Expérience littéraire et efficacité rituelle

Auteur / Author: 
Myriam WATTHEE-DELMOTTE (Fonds de la Recherche Scientifique et Centre de Recherche sur l’Imaginaire, Université Catholique de Louvain, Belgique)
Date: 
Thursday, August 25, 2011 - 08:30
Local: 
R-R160

 

Le concept de paratopie (Maingueneau) pense le discours littéraire en deux volets interactifs : l’émergence d’un sujet et la constitution d’une communauté institutionnalisée. Selon ce principe, la littérature, en tant qu’expérience de création corrélée à celle de la lecture qu’elle appelle et programme pour une part, fonctionne sur le mode rituel. Car l’écrivain construit une représentation et en assure l’efficacité en s’appuyant sur des substrats mémoriels symboliques — marques identitaires à l’égard d’une culture —, mais aussi en convoquant de l’émotionnel — ancrage indéfiniment renouvelable dans la subjectivité irréductible du lecteur.


Selon les anthropologues, ce qui définit le rite est sa faculté à ne pas relever « d’une logique purement empirique qui s’épuiserait dans l’instrumentalité technique du lien cause-effet » (Rivière). C’est en ce sens que la littérature est rituelle, car au départ d’éléments matériels (le support textuel, l’occupation d’un espace-temps transitionnel...), grâce à un dispositif performatif particulier qui fait droit tant à la sensibilité individuelle qu’aux codes d’une communauté « interprétative » (Fish), elle engage la mise en œuvre d’un imaginaire qui produit des effets dans le réel (Rosier-Catach, Radway).
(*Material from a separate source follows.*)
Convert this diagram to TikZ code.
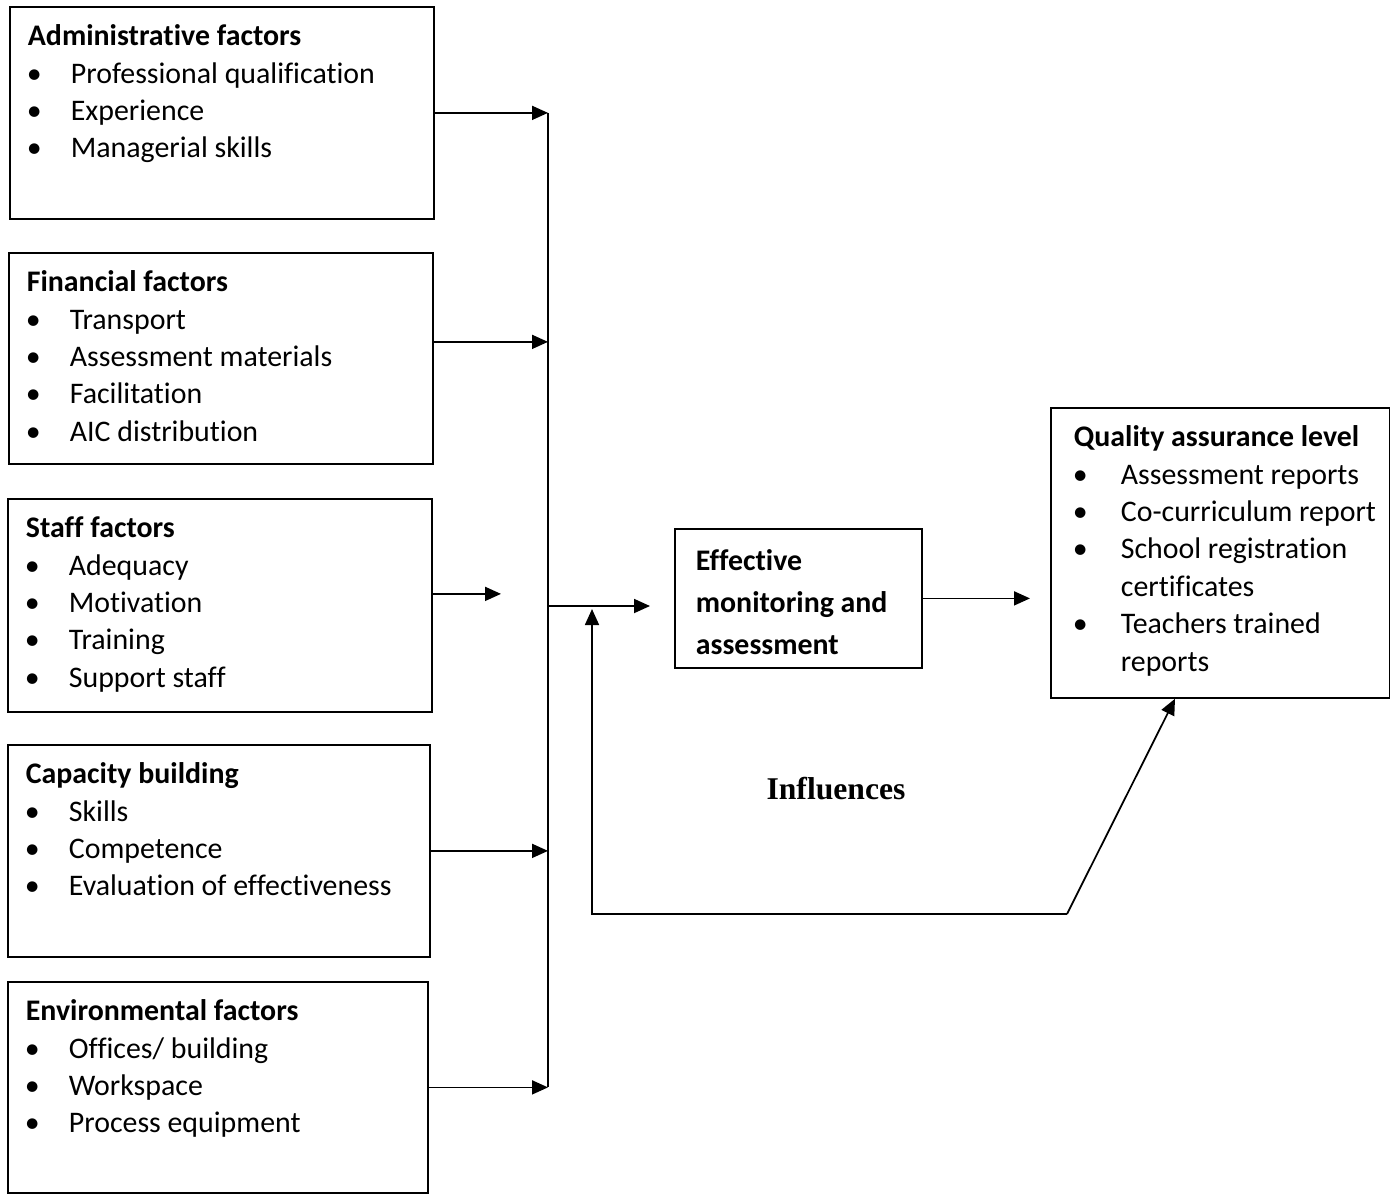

Sur cet horizon théorique, la question toujours énigmatique de l’efficacité littéraire peut être repensée en regard de ce qu’elle traduit d’un déplacement du rapport contemporain au sacré. L’expérience littéraire s’offre comme un lieu propice à prendre en charge l’appel à l’excédant (Nancy). Différents rites de parole et d’écriture dont la littérature s’empare sur le plan formel et/ou thématique traduisent un sens de l’inépuisable dans lequel il n’est pas question de conceptualiser la transcendance, mais d’expérimenter, au départ de l’« ici », l’ouverture à l’« ailleurs » (Sollers). La littérature prend en charge par ce biais, dans la sphère profane, la fonction dévolue, dans la sphère du religieux, à l’icône.


Nous développerons cette question à partir d’exemples en littérature française.